### Task details
Work out how many lines of the material below mention the word "chart"; reply with the number only.

### Recorded data
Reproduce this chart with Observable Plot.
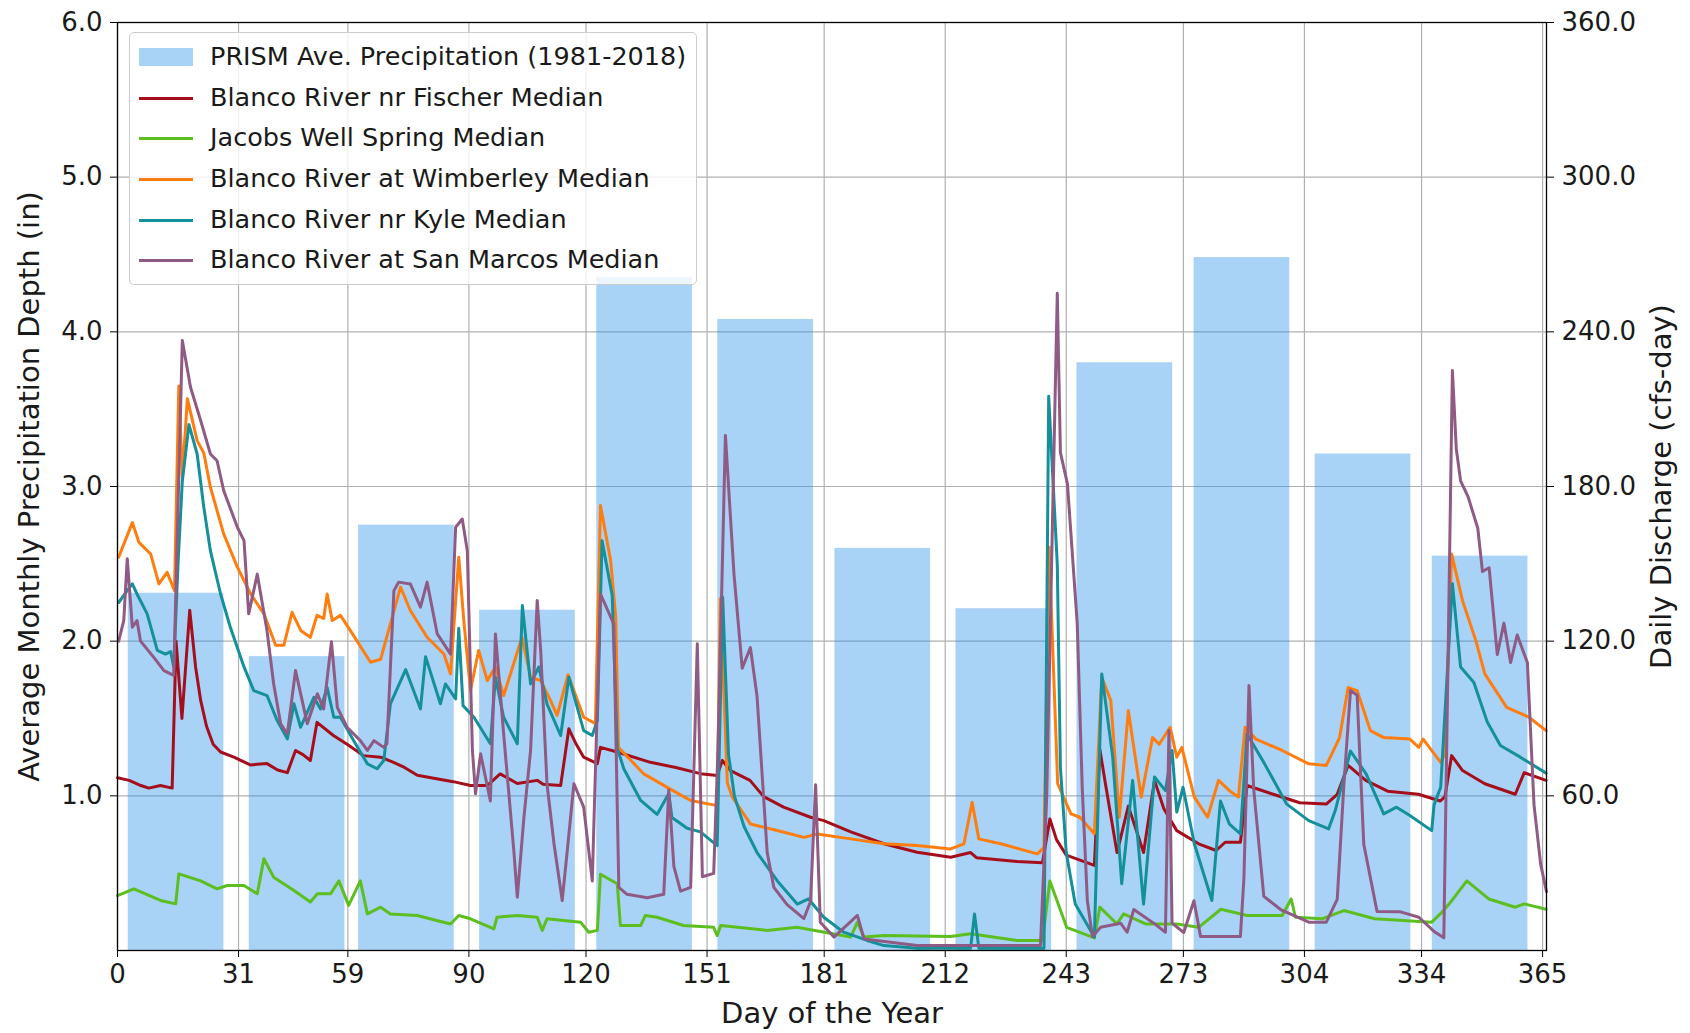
<!DOCTYPE html>
<html>
<head>
<meta charset="utf-8">
<script src="https://cdn.jsdelivr.net/npm/d3@7"></script>
<script src="https://cdn.jsdelivr.net/npm/@observablehq/plot@0.6"></script>
<style>
  html, body { margin: 0; padding: 0; background: #fff; }
  #wrap { position: relative; width: 1690px; height: 1033px; font-family: "DejaVu Sans", sans-serif; }
  #legend { position: absolute; left: 129px; top: 32px; width: 568px; height: 253px;
    background: rgba(255,255,255,0.8); border: 1px solid #cccccc; border-radius: 5px; box-sizing: border-box; }
  .row { position: absolute; left: 0; height: 0; }
  .sw { position: absolute; left: 9px; width: 54px; }
  .lab { position: absolute; left: 80px; font-size: 25.5px; color: #1a1a1a; white-space: nowrap; transform: translateY(-50%); line-height: 1; }
</style>
</head>
<body>
<div id="wrap"></div>
<script>
// ---- data ----
const monthStart = [0, 31, 59, 90, 120, 151, 181, 212, 243, 273, 304, 334];
const precipIn = [2.31, 1.90, 2.75, 2.20, 4.35, 4.08, 2.60, 2.21, 3.80, 4.48, 3.21, 2.55];
const dayTicks = [0, 31, 59, 90, 120, 151, 181, 212, 243, 273, 304, 334, 365];
const leftTicks = [1, 2, 3, 4, 5, 6];
const cfsPerIn = 60; // right axis (cfs-day) / left axis (in)

const seriesNames = [
  "PRISM Ave. Precipitation (1981-2018)",
  "Blanco River nr Fischer Median",
  "Jacobs Well Spring Median",
  "Blanco River at Wimberley Median",
  "Blanco River nr Kyle Median",
  "Blanco River at San Marcos Median"
];

// [day, cfs-day]
const fischer = [[0,67],[3,66],[6,64],[8,63],[11,64],[14,63],[15,120],[16.5,90],[18.5,132],[20,110],[21.3,97],[22.8,87],[24.5,80],[26.4,77],[29.8,75],[34,72],[38.3,72.5],[41,70],[43.5,69],[45.6,77.6],[47.5,76],[49.4,73.7],[51.1,88.5],[55.3,83.4],[58.8,80],[63,75.6],[67.4,75],[70.7,73],[73.5,71],[76.8,68],[81,66.8],[86,65.5],[90.4,64],[94.7,64],[98,68.5],[102.4,64.8],[107.5,66],[109,64.5],[113.5,64],[115.6,86],[117.5,80],[119.4,75],[122.9,72.5],[123.7,78.8],[128,77],[136.5,73],[143,71],[149.3,68.6],[153.6,67.9],[154.9,73.7],[157,69.8],[162,66],[165.5,59.7],[170.6,55.6],[177.5,51.7],[180.9,50.4],[187.8,46],[196.3,41.4],[204.8,38.1],[213.4,36.2],[218.5,38],[220,36],[230.4,34.5],[236.9,34],[238.8,51],[240.5,43],[243,37],[250.2,33],[251.6,78],[253,65],[256,38],[258.9,56],[262.8,38],[265.6,66],[268,55],[271.3,46.5],[276.9,41.4],[281.4,38.8],[283.7,42],[287.6,42],[289.3,64],[296,60.6],[302.8,57.3],[309.6,56.8],[312.4,60.6],[315.2,71.8],[319.7,66],[325.3,61.8],[333.2,60.6],[338.8,58],[340,59.7],[341.7,75.6],[344.5,69.8],[350.2,64.7],[358,60.6],[360.3,69],[365.9,66]];

const jacobsWell = [[0,21.3],[4.2,23.9],[11,19.4],[14.9,18.1],[15.7,29.7],[21.3,27],[25.5,23.9],[28.1,25.2],[32.4,25.2],[35.8,22],[37.5,35.6],[40,28.4],[45.2,23.3],[49.4,18.8],[51.2,22],[54.6,22],[56.7,27],[59.2,17.5],[62.2,27],[64,14.2],[67.4,16.8],[69.9,14.2],[76.8,13.6],[81,11.9],[85.3,10.3],[87.4,13.6],[90.4,12.3],[96.4,8.4],[97.2,12.9],[102.4,13.6],[107.5,12.9],[108.8,7.8],[110,12.3],[118.6,11],[120.7,7.1],[122.9,7.8],[123.7,29.6],[128,25.9],[128.8,9.7],[134,9.7],[135.2,13.6],[138.2,12.9],[145,9.7],[152.7,9],[153.6,5.8],[154.5,9.7],[166.4,7.8],[174,9],[187.8,5.2],[189.5,11],[191.2,5.2],[196.3,5.8],[213.4,5.4],[218.5,6.5],[230.4,3.9],[236.9,3.9],[238.8,27],[243.1,9],[250.2,4.9],[251.6,16.8],[256,10.3],[257.7,14.2],[263.3,10.3],[271.3,10.3],[276.9,9],[282.6,16],[289.3,13.6],[298.3,13.6],[300.6,20],[301.7,12.9],[308.5,12.3],[314.1,15.5],[322,12.3],[336.6,11],[338.8,14.2],[341.1,18.1],[345.6,27],[351.2,20],[358,16.8],[360.3,18.1],[365.9,16]];

const wimberley = [[0.3,152.6],[3.8,166],[5.5,158.3],[8.5,153.8],[10.6,142.2],[12.7,146.7],[14.6,139.6],[15.7,219],[16.6,183.6],[17.9,214],[20.4,197.8],[22.1,193],[23.8,179.7],[27.2,161.6],[30.7,148.7],[34.1,138.3],[37.5,130.6],[40.5,118.4],[42.6,118.4],[44.7,131.2],[47,124],[49.4,121.5],[51.1,130],[52.8,128.8],[53.7,138.3],[55,128],[57.1,130],[59.7,124],[64.8,111.8],[67.4,113],[72.5,141],[75,131.9],[79.3,121.5],[83.6,115],[85.3,107.3],[87.4,152.6],[88.7,128],[90.4,100.9],[92.5,116.4],[94.7,104.7],[96.8,110],[98.9,98.9],[103.6,121.5],[105.8,106],[108.4,104.7],[110.9,97],[112.6,91.2],[115.4,107],[119.4,90.5],[122.4,88],[123.7,172.6],[126.3,151.3],[127.6,129.3],[128.3,78.8],[134.8,68.5],[140.8,63.3],[146.8,58.2],[153.6,56.2],[154.4,136.5],[156.2,65],[157.5,59.4],[162.1,49.1],[170.7,45.9],[175.8,43.9],[179.2,45.2],[187.8,43.3],[196.3,41.4],[204.8,40.7],[213.4,39.4],[216.8,41.4],[218.9,57.5],[220.6,43.3],[226.2,41.4],[235.6,37.5],[237.3,40],[238.6,156.4],[240.8,64.7],[244.2,53],[246.5,51.7],[250.2,45.3],[252.1,106],[254.4,97],[256.6,51.7],[258.9,93],[262.2,59.5],[265.1,82.6],[266.8,80],[269.6,86.6],[271.3,75],[272.6,78.8],[275.8,59.5],[279.2,51.7],[282,66],[284.8,62],[287.1,59.5],[288.8,86.6],[291.6,82],[298.3,77.6],[305.1,72.4],[309.6,71.8],[313,82.6],[315.2,102],[317.5,100.8],[320.9,85.3],[324.3,82.6],[331,82],[333.3,78.8],[334.4,82],[338.9,73],[340,76],[341.7,153.8],[344.5,135.7],[347.9,120.2],[350.2,107.3],[355.8,94.3],[361.5,90.5],[365.9,85.3]];

const kyle = [[0.3,135],[2.5,139.6],[3.8,142.2],[5,138.3],[7.6,130.6],[10.2,116.4],[12.3,115],[13.6,116],[14.4,110],[15.5,150],[16.6,182],[18.3,204],[20.4,192.6],[22.1,172],[23.8,155],[26.4,138.3],[28.9,125.4],[32.4,110],[34.9,100.8],[38.3,98.9],[40.9,89.2],[43.5,82.1],[45.2,95.7],[46.9,86.6],[50.3,98.2],[52,93.7],[53.7,102],[55.4,90.5],[57.1,90.5],[60.5,81.4],[64,72.4],[66.5,70.5],[68.2,73.7],[69.9,95.7],[73.8,109],[77.6,93.7],[78.9,114],[82.7,95.7],[84,103.4],[86.6,97.6],[87.4,125],[88.5,95],[91.3,90.5],[95.5,80.2],[96.8,106],[98.9,90.5],[102.4,80.2],[103.7,133.8],[105.8,103.4],[107.9,110],[110,95.7],[113.5,83.4],[115.6,106],[119.4,85.3],[121.6,83.4],[122.9,89.2],[124.1,159],[126.7,137.8],[128,78.5],[129.7,70.4],[134,58.2],[138.2,52.8],[141.2,60.9],[142,51.6],[145.9,47.4],[149.3,46],[153.6,40.7],[155,137],[156.5,76],[158,60],[160.5,48],[163.8,38],[169,27],[174.1,18],[177,20],[180.9,12.9],[186,7.1],[192,3.9],[196.3,1.9],[204.8,0.9],[218.5,0.9],[219.5,14.2],[220.6,0.9],[237.3,0.9],[238.5,215],[240.7,149.8],[241.5,71],[243,38],[245.3,18],[250.2,5.2],[252.1,107.3],[254.9,75],[257.2,25.9],[260,66],[262.8,18],[265.6,67.3],[268.4,62],[270.1,77.6],[271.3,53.7],[272.9,63.3],[275.8,41.4],[280.3,19.4],[282.5,58],[284.8,49],[287.6,45.2],[289.3,84],[293.8,72.4],[299.4,56.9],[305.1,50.4],[310.2,47.2],[311.9,54.3],[315.8,77.4],[319.8,68.5],[324.3,53],[327.6,55.6],[331,52.4],[336.6,46.5],[337.2,56.5],[338.9,63.3],[341.9,142.3],[344,110],[347.4,104],[350.8,88.7],[354.2,79.5],[359.3,75],[365.9,68.8]];

const sanMarcos = [[0.3,120],[1.6,128],[2.5,152],[3.8,125.4],[5,128],[5.9,120],[9.3,113.7],[11.9,108.6],[14.4,106.7],[16.6,236.6],[18.7,218.5],[21.3,205.6],[23.8,192.6],[25.5,190],[27.2,178.4],[30.7,164.2],[32.4,159],[33.6,130.6],[35.8,146],[38.3,124],[40,103.4],[41.8,87.9],[43.5,84],[45.6,108.6],[48.6,88],[51.2,99.6],[52.8,93.7],[54.8,119.8],[56.3,94.3],[58.8,86.6],[62.2,81.4],[64,77.6],[65.7,81.4],[68.2,78.8],[69,80.2],[70.8,139.6],[72,142.9],[75,142.2],[77.6,133.2],[79.3,142.9],[81.9,122.8],[85.3,115],[86.6,164.2],[88.3,167.4],[89.6,155],[90.9,77.6],[91.7,60.8],[93,76.3],[95.5,58],[96.8,122.8],[98.9,84],[101.5,38.8],[102.4,20.7],[104.1,51.7],[105.8,77.6],[107.5,135.8],[108.4,116],[110,64.7],[111.8,41.4],[113.9,19.4],[115.2,38.8],[116.9,64.7],[119.4,55.6],[121.6,27],[123.7,138.3],[127.1,126.7],[128.4,24.5],[130.5,21.8],[135.7,20.5],[139.9,21.8],[141.2,62.3],[142.5,32.6],[144.2,23],[146.8,24.5],[148.5,119],[149.8,28.6],[152.7,29.9],[153.8,78.5],[155.7,199.8],[157.9,145.9],[160,109.5],[162.1,117.5],[163.8,98.7],[166.4,38],[168.1,24.5],[171.5,17.8],[175.8,12.4],[177.5,19],[178.8,64.3],[180,11],[183.5,5.2],[189.5,13.6],[191.2,4.5],[204.8,1.9],[236.4,1.9],[238,60],[240.7,255],[241.5,193.2],[243.3,181],[245.8,127.1],[247.1,62.8],[248.4,19.3],[249.7,5.4],[251.8,9],[256.9,10.6],[258.6,7.1],[260.3,15.9],[265.4,10.6],[268.4,7.1],[269.3,85.4],[270.1,10.6],[273.1,7],[275.7,19.3],[277.4,5.4],[287.6,5.4],[288.5,28],[289.8,102.8],[291,62.8],[293.6,21],[297.9,15.9],[305.1,11],[309.6,11],[312.4,19.8],[314.1,64.2],[315.8,100.9],[317.5,99],[319.2,41.2],[322.6,15.1],[328.6,15],[333.3,12.9],[337.2,7.4],[339.7,4.9],[341.9,225],[342.9,194.5],[344,182.2],[345.9,176.1],[348.4,163.8],[349.6,147],[351.3,148.5],[353.4,114.8],[355.1,127],[356.8,111.7],[358.5,122.4],[361.1,111.7],[362.8,56.5],[364.5,33.5],[366,22.8]];

// ---- styles ----
const barColor = "#268ee8", barOpacity = 0.4;
const lineColors = ["#a50f1c", "#5cbf1f", "#ff7d0f", "#14909b", "#8f5b84"];
const lineSeries = [fischer, jacobsWell, wimberley, kyle, sanMarcos];
const barCenterOffset = 15, barHalfWidth = 12.25;

const bars = monthStart.map((s, i) => ({start: s, p: precipIn[i]}));

const lineMarks = lineSeries.map((s, i) => Plot.line(s, {
  x: d => d[0], y: d => d[1] / cfsPerIn,
  stroke: lineColors[i], strokeWidth: 3, strokeLinejoin: "round"
}));

const chart = Plot.plot({
  width: 1690, height: 1033,
  marginLeft: 117, marginRight: 144, marginTop: 22, marginBottom: 83,
  style: {fontFamily: "DejaVu Sans", background: "white", color: "#1a1a1a"},
  x: {domain: [0, 366]},
  y: {domain: [0, 6]},
  marks: [
    Plot.gridX(dayTicks, {stroke: "#b0b0b0", strokeOpacity: 1, strokeWidth: 1.2}),
    Plot.gridY(leftTicks, {stroke: "#b0b0b0", strokeOpacity: 1, strokeWidth: 1.2}),
    Plot.rectY(bars, {x1: d => d.start + barCenterOffset - barHalfWidth, x2: d => d.start + barCenterOffset + barHalfWidth, y: "p", fill: barColor, fillOpacity: barOpacity}),
    ...lineMarks,
    Plot.frame({stroke: "#000", strokeWidth: 1.3}),
    Plot.axisX(dayTicks, {tickSize: 7, tickPadding: 7, fontSize: 26, tickFormat: d => String(d), label: null, stroke: "#000"}),
    Plot.axisY(leftTicks, {anchor: "left", tickSize: 7, tickPadding: 8, fontSize: 26, tickFormat: d => d.toFixed(1), label: null, stroke: "#000"}),
    Plot.axisY(leftTicks, {anchor: "right", tickSize: 7, tickPadding: 8, fontSize: 26, tickFormat: d => (d * cfsPerIn).toFixed(1), label: null, stroke: "#000"}),
    Plot.text(["Day of the Year"], {frameAnchor: "bottom", dy: 63, fontSize: 29, textAnchor: "middle", lineAnchor: "middle", fill: "#1a1a1a"}),
    Plot.text(["Average Monthly Precipitation Depth (in)"], {frameAnchor: "left", dx: -88, rotate: -90, fontSize: 29, textAnchor: "middle", lineAnchor: "middle", fill: "#1a1a1a"}),
    Plot.text(["Daily Discharge (cfs-day)"], {frameAnchor: "right", dx: 115, rotate: -90, fontSize: 29, textAnchor: "middle", lineAnchor: "middle", fill: "#1a1a1a"})
  ]
});

const wrap = document.getElementById("wrap");
wrap.appendChild(chart);

// legend (inside the plot, upper-left)
const legend = document.createElement("div");
legend.id = "legend";
const rowY = [24, 65, 105, 146, 187, 227];
seriesNames.forEach((name, i) => {
  const row = document.createElement("div");
  row.className = "row";
  row.style.top = rowY[i] + "px";
  const sw = document.createElement("div");
  sw.className = "sw";
  if (i === 0) {
    sw.style.top = "-9px"; sw.style.height = "18px";
    sw.style.background = barColor; sw.style.opacity = barOpacity;
  } else {
    sw.style.top = "-1.5px"; sw.style.height = "3px";
    sw.style.background = lineColors[i - 1];
  }
  const lab = document.createElement("div");
  lab.className = "lab";
  lab.textContent = name;
  row.appendChild(sw); row.appendChild(lab);
  legend.appendChild(row);
});
wrap.appendChild(legend);
</script>
</body>
</html>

### Full output
3